California startup to demonstrate space weapon on its own dime

“All of the pieces that are required to make it viable exist. They’re out there,” Cinnamon told Ars. “We have satellites, we have boosters, we have seekers, we have fire control, we have IFTUs (in-flight target updates), we have inter-satellite links. The key is, all those pieces need to talk to each other and actually come together, and that integration is really, really difficult. The second key is, in order for it to be viable, you need enough of them in space to actually have the impact that you need.”

This frame from an Apex animation shows a space-based interceptor deploying from an Orbital Magazine.

Apex says its Project Shadow demo is scheduled to launch in June 2026. Once in orbit, the Project Shadow spacecraft will deploy two interceptors, each firing a high-thrust solid rocket motor from a third-party supplier. “The Orbital Magazine will prove its ability to environmentally control the interceptors, issue a fire control command, and close an in-space cross-link to send real-time updates post-deployment,” Apex said in a statement.
The Orbital Magazine on Apex’s drawing board could eventually carry more than 11,000 pounds (5,000 kilograms) of interceptor payload, the company said. “Orbital Magazines host one or many interceptors, allowing thousands of SBIs to be staged in orbit.”‍
Apex is spending about $15 million of its own money on Project Shadow.
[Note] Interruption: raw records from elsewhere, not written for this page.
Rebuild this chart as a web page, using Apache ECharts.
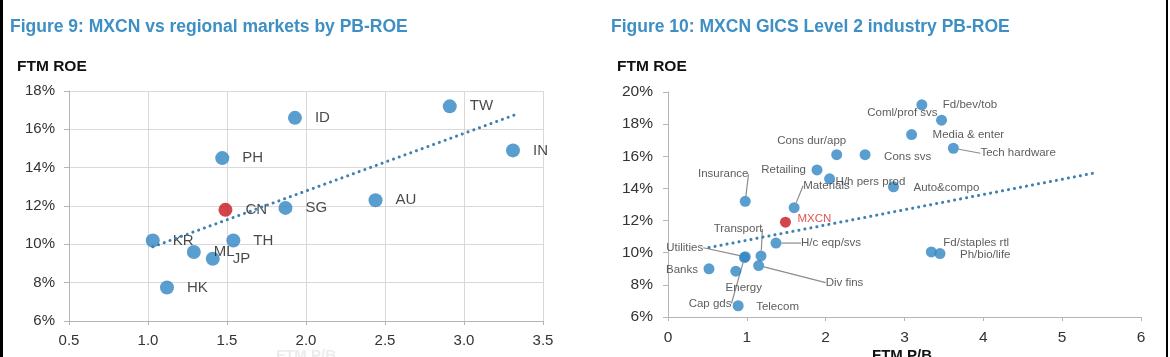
<!DOCTYPE html>
<html>
<head>
<meta charset="utf-8">
<script src="https://cdn.jsdelivr.net/npm/echarts@6/dist/echarts.min.js"></script>
<style>
html,body{margin:0;padding:0;background:#fff;}
#c{width:1170px;height:357px;position:relative;}
.edge{position:absolute;top:0;height:357px;background:#000;z-index:10;}
</style>
</head>
<body>
<div id="c"></div>
<div class="edge" style="left:0;width:3px;"></div>
<div class="edge" style="left:1166px;width:2px;"></div>
<script>
// ---------- Figure 9 data ----------
const leftNames = ['ID','TW','IN','PH','AU','CN','SG','KR','TH','ML','JP','HK'];
const leftPB    = [1.93, 2.91, 3.31, 1.47, 2.44, 1.49, 1.87, 1.03, 1.54, 1.29, 1.41, 1.12];
const leftROE   = [16.6, 17.2, 14.9, 14.5, 12.3, 11.8, 11.9, 10.2, 10.2, 9.6, 9.25, 7.75];
const leftHighlight = 'CN';
const leftTrendPB  = [1.03, 3.33];
const leftTrendROE = [9.87, 16.78];
const leftXTicks = [0.5, 1.0, 1.5, 2.0, 2.5, 3.0, 3.5];
const leftYTicks = [6, 8, 10, 12, 14, 16, 18];

// ---------- Figure 10 data ----------
const rightNames = ['Fd/bev/tob','Coml/prof svs','Media & enter','Tech hardware','Cons dur/app','Cons svs',
  'Retailing','H/h pers prod','Auto&compo','Insurance','Materials','MXCN','H/c eqp/svs','Cap gds','Utilities',
  'Transport','Div fins','Banks','Energy','Telecom','Fd/staples rtl','Ph/bio/life'];
const rightPB  = [3.22, 3.47, 3.09, 3.62, 2.14, 2.50, 1.89, 2.05, 2.86, 0.98, 1.60, 1.49, 1.37, 0.97, 0.98,
  1.18, 1.15, 0.52, 0.86, 0.89, 3.34, 3.45];
const rightROE = [19.2, 18.25, 17.35, 16.5, 16.1, 16.1, 15.15, 14.6, 14.1, 13.2, 12.8, 11.9, 10.6, 9.7, 9.75,
  9.8, 9.2, 9.0, 8.85, 6.7, 10.05, 9.95];
const rightHighlight = 'MXCN';
const rightTrendPB  = [0.52, 5.43];
const rightTrendROE = [10.32, 14.98];
const rightXTicks = [0, 1, 2, 3, 4, 5, 6];
const rightYTicks = [6, 8, 10, 12, 14, 16, 18, 20];

// ---------- styling ----------
const FONT = 'Liberation Sans, Arial, sans-serif';
const BLUE = '#3186c3';
const RED = '#c8161d';
const TREND = '#3f80b0';
const TITLE = '#3d8fc4';

// label placement for figure 10: [align, dx, dy, leader]
const rightPlacement = {
  'Fd/bev/tob': ['left', 21, 0, false],
  'Coml/prof svs': ['right', -4, -7, false],
  'Media & enter': ['left', 21, 0, false],
  'Tech hardware': ['left', 27, 5, true],
  'Cons dur/app': ['center', -25, -14, false],
  'Cons svs': ['left', 19, 2, false],
  'Retailing': ['right', -11, 0, false],
  'H/h pers prod': ['left', 6, 3, false],
  'Auto&compo': ['left', 20, 1, false],
  'Insurance': ['center', -22, -27, true],
  'Materials': ['left', 9, -22, true],
  'MXCN': ['left', 12, -3, false],
  'H/c eqp/svs': ['left', 25, 0, true],
  'Cap gds': ['right', -13, 46, true],
  'Utilities': ['right', -42, -9, true],
  'Transport': ['center', -23, -27, true],
  'Div fins': ['left', 67, 17, true],
  'Banks': ['right', -11, 1, false],
  'Energy': ['center', 8, 17, false],
  'Telecom': ['left', 18, 1, false],
  'Fd/staples rtl': ['left', 12, -9, false],
  'Ph/bio/life': ['left', 20, 1, false]
};

function axisCommon(ticks, fmt, fontSize, margin) {
  return {
    type: 'value',
    min: ticks[0], max: ticks[ticks.length - 1], interval: ticks[1] - ticks[0],
    axisLine: { show: true, lineStyle: { color: '#b5b5b5', width: 1 } },
    axisTick: { show: true, length: 5, lineStyle: { color: '#b5b5b5' } },
    axisLabel: { formatter: fmt, fontSize: fontSize, color: '#333', fontFamily: FONT, margin: margin },
    splitLine: { show: false }
  };
}

const leftData = leftNames.map((n, i) => ({
  name: n, value: [leftPB[i], leftROE[i]],
  itemStyle: { color: n === leftHighlight ? RED : BLUE }
}));
const rightData = rightNames.map((n, i) => {
  const p = rightPlacement[n];
  const d = {
    name: n, value: [rightPB[i], rightROE[i]],
    itemStyle: { color: n === rightHighlight ? RED : BLUE }
  };
  if (n === rightHighlight) d.label = { color: '#d42a2a' };
  if (p[3]) d.labelLine = { show: true, lineStyle: { color: '#8c8c8c', width: 1.2 } };
  return d;
});

const xL = axisCommon(leftXTicks, v => v.toFixed(1), 15, 12);
xL.gridIndex = 0;
xL.splitLine = { show: true, lineStyle: { color: '#d9d9d9' } };
xL.axisTick.length = 4;

const yL = axisCommon(leftYTicks, '{value}%', 15, 14);
yL.gridIndex = 0;
yL.splitLine = { show: true, lineStyle: { color: '#d9d9d9' } };

const xR = axisCommon(rightXTicks, '{value}', 15.5, 13);
xR.gridIndex = 1;
xR.axisTick.length = 4;

const yR = axisCommon(rightYTicks, '{value}%', 15.5, 15);
yR.gridIndex = 1;

const boldText = (text, left, top, color, size) => ({
  text: text, left: left, top: top, padding: 0,
  textStyle: { color: color, fontSize: size, fontWeight: 'bold', fontFamily: FONT }
});

const chart = echarts.init(document.getElementById('c'), null, { renderer: 'canvas' });
chart.setOption({
  animation: false,
  backgroundColor: '#fff',
  title: [
    boldText('Figure 9: MXCN vs regional markets by PB-ROE', 10, 18, TITLE, 17.5),
    boldText('Figure 10: MXCN GICS Level 2 industry PB-ROE', 611, 18, TITLE, 17.5),
    boldText('FTM ROE', 17, 59, '#111', 15.5),
    boldText('FTM ROE', 617, 59, '#111', 15.5),
    boldText('FTM P/B', 276, 348, '#ececec', 15),
    boldText('FTM P/B', 872, 348, '#111', 15)
  ],
  grid: [
    { left: 69, top: 91, width: 474, height: 230, outerBoundsMode: 'none', containLabel: false },
    { left: 668, top: 92, width: 473, height: 225, outerBoundsMode: 'none', containLabel: false }
  ],
  xAxis: [xL, xR],
  yAxis: [yL, yR],
  series: [
    {
      type: 'line', xAxisIndex: 0, yAxisIndex: 0, symbol: 'none', silent: true,
      data: leftTrendPB.map((x, i) => [x, leftTrendROE[i]]),
      lineStyle: { color: TREND, width: 3, type: [0.1, 6], cap: 'round' }
    },
    {
      type: 'scatter', xAxisIndex: 0, yAxisIndex: 0, symbolSize: 14,
      data: leftData,
      label: { show: true, position: 'right', distance: 13, formatter: '{b}',
        fontSize: 15, color: '#1a1a1a', fontFamily: FONT }
    },
    {
      type: 'line', xAxisIndex: 1, yAxisIndex: 1, symbol: 'none', silent: true,
      data: rightTrendPB.map((x, i) => [x, rightTrendROE[i]]),
      lineStyle: { color: TREND, width: 3, type: [0.1, 6], cap: 'round' }
    },
    {
      type: 'scatter', xAxisIndex: 1, yAxisIndex: 1, symbolSize: 11,
      data: rightData,
      label: { show: true, position: 'inside', formatter: '{b}',
        fontSize: 11.5, color: '#333', fontFamily: FONT },
      labelLayout: function (params) {
        const p = rightPlacement[rightNames[params.dataIndex]];
        const cx = params.rect.x + params.rect.width / 2;
        const cy = params.rect.y + params.rect.height / 2;
        return { x: cx + p[1], y: cy + p[2], align: p[0], verticalAlign: 'middle' };
      }
    }
  ]
});
</script>
</body>
</html>
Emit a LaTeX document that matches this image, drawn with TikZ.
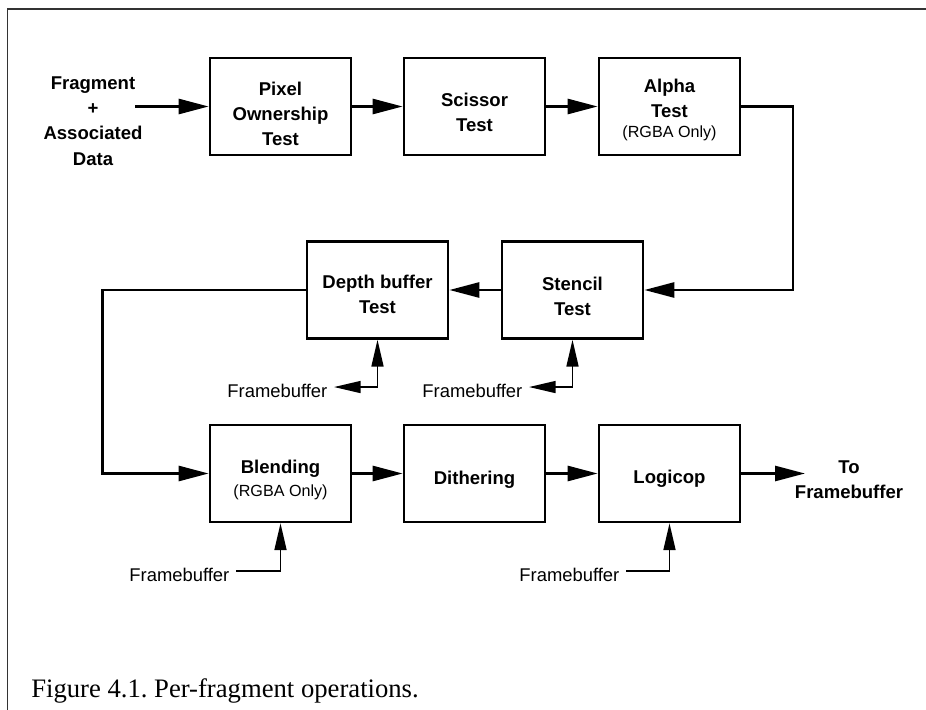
\documentclass[tikz,border=0pt]{standalone}
\usepackage{fontspec}
\setmainfont{Liberation Serif}
\newfontfamily\hv{Liberation Sans}
\usetikzlibrary{arrows.meta}
\frenchspacing
\begin{document}
\begin{tikzpicture}[x=0.75pt,y=-0.75pt,
  box/.style={draw, line width=2pt, minimum width=105.75pt, minimum height=72.75pt, inner sep=0pt},
  btxt/.style={font=\hv\bfseries\fontsize{13.9}{18.75}\selectfont, align=center, inner sep=0pt},
  fbl/.style={font=\hv\fontsize{13.8}{16}\selectfont, inner sep=0pt, outer sep=5pt, anchor=east},
  conn/.style={line width=2pt, -{Triangle[length=22.5pt,width=11.25pt]}},
  feed/.style={line width=1.1pt},
  ftip/.style={feed, -{Triangle[length=20pt,width=9pt]}},
  fboth/.style={feed, {Triangle[length=20pt,width=9pt]}-{Triangle[length=20pt,width=9pt]}},
  frame/.style={line width=1.2pt, black!80}
]
\fill[white] (0,0) rectangle (926,710);
\useasboundingbox (0,0) rectangle (926,710);
\newcommand{\rgba}{{\mdseries\fontsize{12.1}{14}\selectfont (RGBA Only)}}

% frame
\draw[frame] (7.5,710) -- (7.5,9) -- (926,9);

% row 1
\node[box] (pix) at (280.5,106.5) {};
\node[box] (sci) at (474.5,106.5) {};
\node[box] (alp) at (669.5,106.5) {};
\node[btxt] (pixt) at (280.5,114) {Pixel\\Ownership\\Test};
\node[btxt] (scit) at (474.5,112.5) {Scissor\\Test};
\node[btxt] (alpt) at (669.5,110) {Alpha\\Test\\[-3.4pt]\rgba};

% row 2
\node[box] (dep) at (377.5,290) {};
\node[box] (ste) at (572.5,290) {};
\node[btxt] (dept) at (377.5,294) {Depth buffer\\Test};
\node[btxt] (stet) at (572.5,296) {Stencil\\Test};

% row 3
\node[box] (ble) at (280.5,473.5) {};
\node[box] (dit) at (474.5,473.5) {};
\node[box] (log) at (669.5,473.5) {};
\node[btxt] (blet) at (280.5,480) {Blending\\[-1.1pt]\rgba};
\node[btxt] (ditt) at (474.5,480) {Dithering};
\node[btxt] (logt) at (669.5,479) {Logicop};

% input / output texts
\node[btxt, font=\hv\bfseries\fontsize{13.9}{19}\selectfont] (frag) at (93,121) {Fragment\\+\\Associated\\Data};
\node[btxt] (tofb) at (849,480) {To\\Framebuffer};

% framebuffer labels
\node[fbl] (fb1) at (334,390.5) {Framebuffer};
\node[fbl] (fb2) at (529,390.5) {Framebuffer};
\node[fbl] (fb3) at (236,574.5) {Framebuffer};
\node[fbl] (fb4) at (626,574.5) {Framebuffer};

% coordinates
\coordinate (fin) at (135,106.5);
\coordinate (r1) at (793,106.5);
\coordinate (l1) at (102.5,290);
\coordinate (fout) at (805,473.5);

% connectors
\draw[conn] (fin) -- (pix.west);
\draw[conn] (pix.east) -- (sci.west);
\draw[conn] (sci.east) -- (alp.west);
\draw[conn] (alp.east) -- (r1) |- (ste.east);
\draw[conn] (ste.west) -- (dep.east);
\draw[conn] (dep.west) -- (l1) |- (ble.west);
\draw[conn] (ble.east) -- (dit.west);
\draw[conn] (dit.east) -- (log.west);
\draw[conn] (log.east) -- (fout);

% framebuffer feeds
\draw[fboth] ([yshift=2.6pt]fb1.east) -| (dep.south);
\draw[fboth] ([yshift=2.6pt]fb2.east) -| (ste.south);
\draw[ftip] ([yshift=2.5pt]fb3.east) -| (ble.south);
\draw[ftip] ([yshift=2.5pt]fb4.east) -| (log.south);

% caption
\node[anchor=base west, inner sep=0pt, font=\fontsize{20}{24}\selectfont] (cap) at (31,697) {Figure 4.1. Per-fragment operations.};
\end{tikzpicture}
\end{document}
Cinnamon said Apex is working with other companies on “key parts of the interceptor and mission analysis” for Project Shadow, but he wasn’t ready to identify them yet. One possible propulsion supplier is Anduril Industries, the weapons company started by Oculus founder Palmer Luckey in 2017. Apex and Anduril have worked together before.
“What we’re very good at is high-rate manufacturing and piecing it together,” Cinnamon said. “We have suppliers for everything else.”
Apex is the first company to publicly disclose any details for an SBI demonstration, but it won’t be the last. Cinnamon said Apex will provide further updates on Project Shadow as it nears launch.
“We’re talking about it publicly because I believe it’s really important to inspire both the US and our allies, and show the pace of innovation and show what’s possible in today’s world,” Cinnamon said. “We are very fortunate to have an amazing team, a very large war chest of capital, and the ability to go do a project like this, truly for the good of the US and the good of our allies.”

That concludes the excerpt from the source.